Todo esto dijimos aquella noche y fue lo que usted vio. Puede relatarlo a quien quiera, pero igual no le creerán. Usted, como el resto, es un hombre indigno. Nadie revelará el misterio de estas ínsulas sagradas ni tampoco lo entenderán. Se maravillarán con su secreto por siglos y en vano tratarán de descifrarlas, igual que lo han hecho con las estrellas y las luciérnagas.
Regrese muy pronto, por favor. Lo estaremos esperando.
Un abrazo
Ernesto
Tomé la carta y la hice una pelota; meticulosamente la doblé y la guardé en mi bolsillo; la rasgué y la lancé a la calle, hecha jirones, qué importa. La lluvia había parado y el cielo se me mostraba como un hematoma fresco. Saqué otro cigarro y lo encendí, de espaldas a la calle. El alumbrado público goteaba sobre mis hombros, revestidos por un manto de luz fosforescente. Todo en la ciudad dormía, menos yo; sentía que mis ojos nadaban en un mar de idiotez. Cada bocanada se precipitaba contra la noche como un fantasma o cualquier otra metáfora que quepa mejor. Di unos cuantos pasos y busqué respuestas en un charco empotrado al pie de la cuneta: un hombre de mirada apática, enfermiza, sin borde ni límite, con el cabello ensortijado y las encías renegridas, me miraba de vuelta; un hombre mínimo, turbio, reducido a fenómeno de circo, un aberrante simulacro de humanidad; un hombre de facciones dantescas, con un vertedero de cenizas por rostro. Lancé el cigarro al agua y lo pisé con el talón de mi bota; encendí otro. Empecé a caminar, perdido, con pocas ganas de adivinar el trayecto. Sin saber cómo, una esquina me condujo a la otra, y esta me trajo hasta aquí, Gustavo, a nuestro barrio. ¿Serás capaz de recordar lo acabo de jurarte? Es lo único que me mantiene cuerdo, hermano. Ahora sos mi única lucha pendiente. Poco importaría realizar un recuento cronológico, en orden ascendente, de los hechos más importantes en mi vida antes de mi visita a Solentiname; poco importan, también, los sucesos que mis decisiones desencadenaron después. Algún día esta historia será de conocimiento público. Respecto a Kenia, el relato es distinto. Bastará decir que desde esa noche, como muchas otras que vendrían después, no tuvo necesidad de fingir.
1 Término asignado popularmente a los vehículos empleados por las Brigadas Especiales Contra Asalto y Terrorismo de la Guardia Nacional.

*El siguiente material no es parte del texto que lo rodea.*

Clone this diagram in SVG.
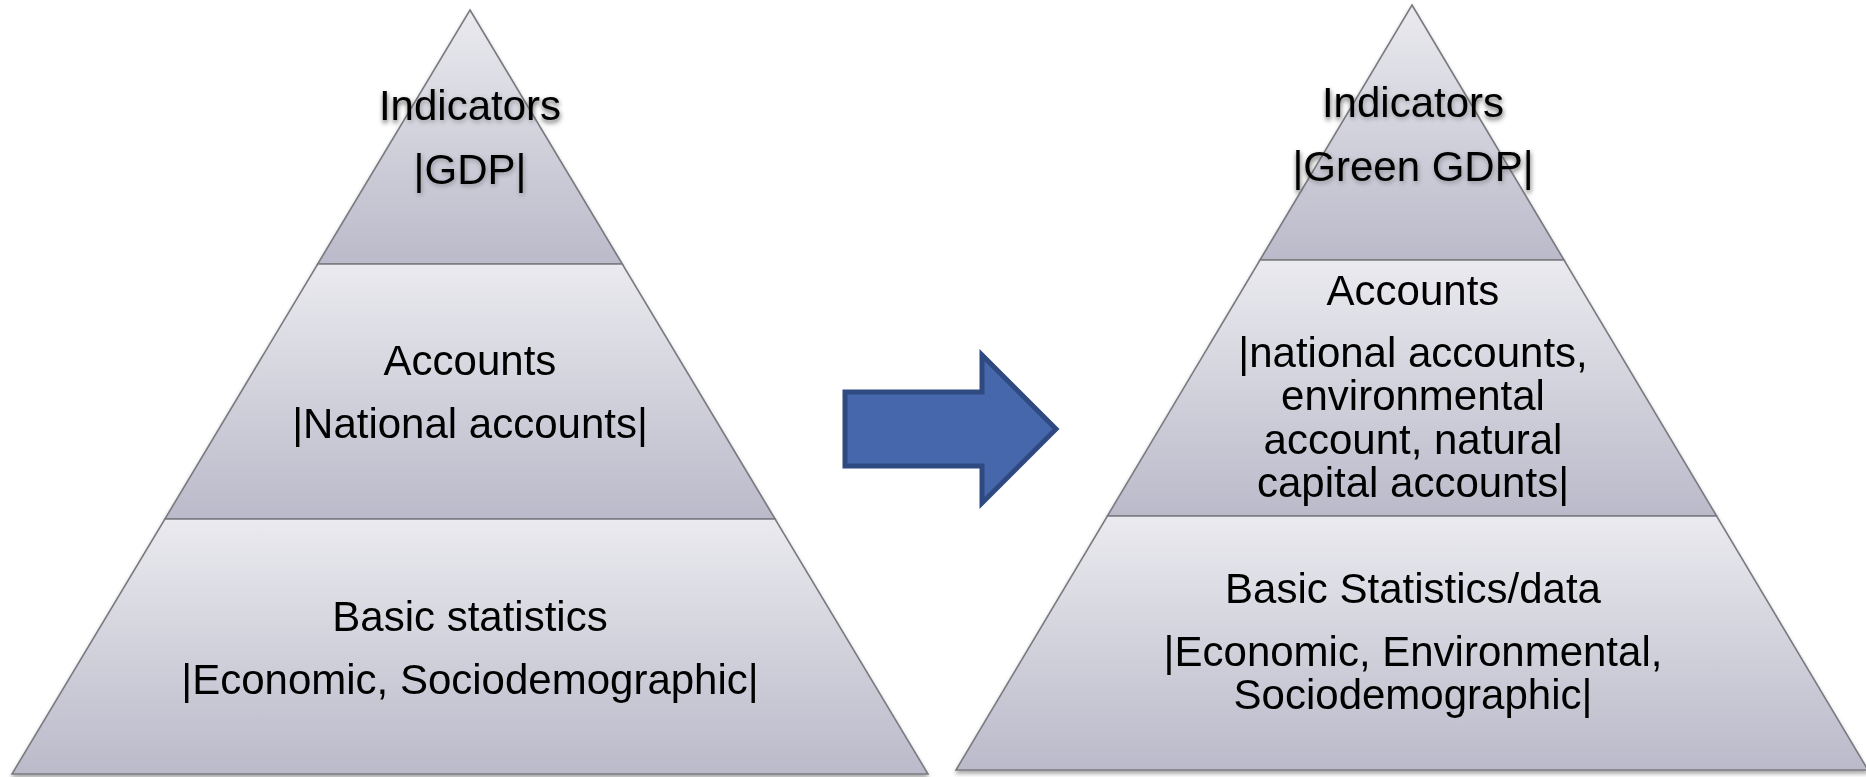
<svg xmlns="http://www.w3.org/2000/svg" width="1866" height="777" viewBox="0 0 1866 777">
<style>
.seg{stroke:#7a7a80;stroke-width:1.6;fill:url(#g)}
.t{font-family:"Liberation Sans",Arial,sans-serif;font-size:42px;fill:#000;text-anchor:middle}
.arrow{fill:#4767AD;stroke:#2F4A80;stroke-width:5;stroke-linejoin:miter}
</style>
<defs>
<linearGradient id="g" x1="0" y1="0" x2="0" y2="1">
<stop offset="0" stop-color="#EAEAEF"/>
<stop offset="1" stop-color="#BABACA"/>
</linearGradient>
<filter id="sh" x="-5%" y="-5%" width="110%" height="115%">
<feGaussianBlur in="SourceAlpha" stdDeviation="2"/>
<feOffset dx="0" dy="3"/>
<feComponentTransfer><feFuncA type="linear" slope="0.35"/></feComponentTransfer>
<feMerge><feMergeNode/><feMergeNode in="SourceGraphic"/></feMerge>
</filter>
<filter id="ts" x="-10%" y="-30%" width="120%" height="160%">
<feGaussianBlur in="SourceAlpha" stdDeviation="2.5"/>
<feOffset dx="1" dy="2"/>
<feComponentTransfer><feFuncA type="linear" slope="0.3"/></feComponentTransfer>
<feMerge><feMergeNode/><feMergeNode in="SourceGraphic"/></feMerge>
</filter>
</defs>
<rect width="1866" height="777" fill="#fff"/>

<g id="left-pyramid" filter="url(#sh)">
<g id="left-indicators">
<polygon class="seg" points="470,10 622.3,264 317.7,264"/>
<text class="t" x="470" y="120" filter="url(#ts)">Indicators</text>
<text class="t" x="470" y="184" filter="url(#ts)">|GDP|</text>
</g>
<g id="left-accounts">
<polygon class="seg" points="317.7,264 622.3,264 775.1,519 164.9,519"/>
<text class="t" x="470" y="375">Accounts</text>
<text class="t" x="470" y="438">|National accounts|</text>
</g>
<g id="left-basic">
<polygon class="seg" points="164.9,519 775.1,519 928,774 12,774"/>
<text class="t" x="470" y="631">Basic statistics</text>
<text class="t" x="470" y="694">|Economic, Sociodemographic|</text>
</g>
</g>

<g id="right-pyramid" filter="url(#sh)">
<g id="right-indicators">
<polygon class="seg" points="1412,5 1564,260 1260,260"/>
<text class="t" x="1413" y="117" filter="url(#ts)">Indicators</text>
<text class="t" x="1413" y="181" filter="url(#ts)">|Green GDP|</text>
</g>
<g id="right-accounts">
<polygon class="seg" points="1260,260 1564,260 1716.6,516 1107.4,516"/>
<text class="t" x="1413" y="305">Accounts</text>
<text class="t" x="1413" y="367">|national accounts,</text>
<text class="t" x="1413" y="410">environmental</text>
<text class="t" x="1413" y="454">account, natural</text>
<text class="t" x="1413" y="497">capital accounts|</text>
</g>
<g id="right-basic">
<polygon class="seg" points="1107.4,516 1716.6,516 1868,770 956,770"/>
<text class="t" x="1413" y="603">Basic Statistics/data</text>
<text class="t" x="1413" y="666">|Economic, Environmental,</text>
<text class="t" x="1413" y="709">Sociodemographic|</text>
</g>
</g>

<g id="connectors">
<polygon class="arrow" points="845,392 982,392 982,355 1056,429 982,503 982,466 845,466"/>
</g>
</svg>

2 Diario oficialista del Gobierno Sandinista.
3 Suplemento cultural del diario «Barricada».
4 Rosario Murillo (Managua, Nicaragua, 1951).
5 Ernesto Cardenal (Granada, Nicaragua, 1925).
6 Tomás Borge Martínez (Matagalpa 1934 – Managua 2012).
7 Esa niña es Brenda Rocha, miliciana de 15 años, herida en un enfrentamiento en el pueblo de Salto Grande, sector del Triángulo Minero.
8 José Coronel Urtecho (Granada 1906 – Managua 1994).
9 Fernando Silva (Granada 1927 – Managua 2016).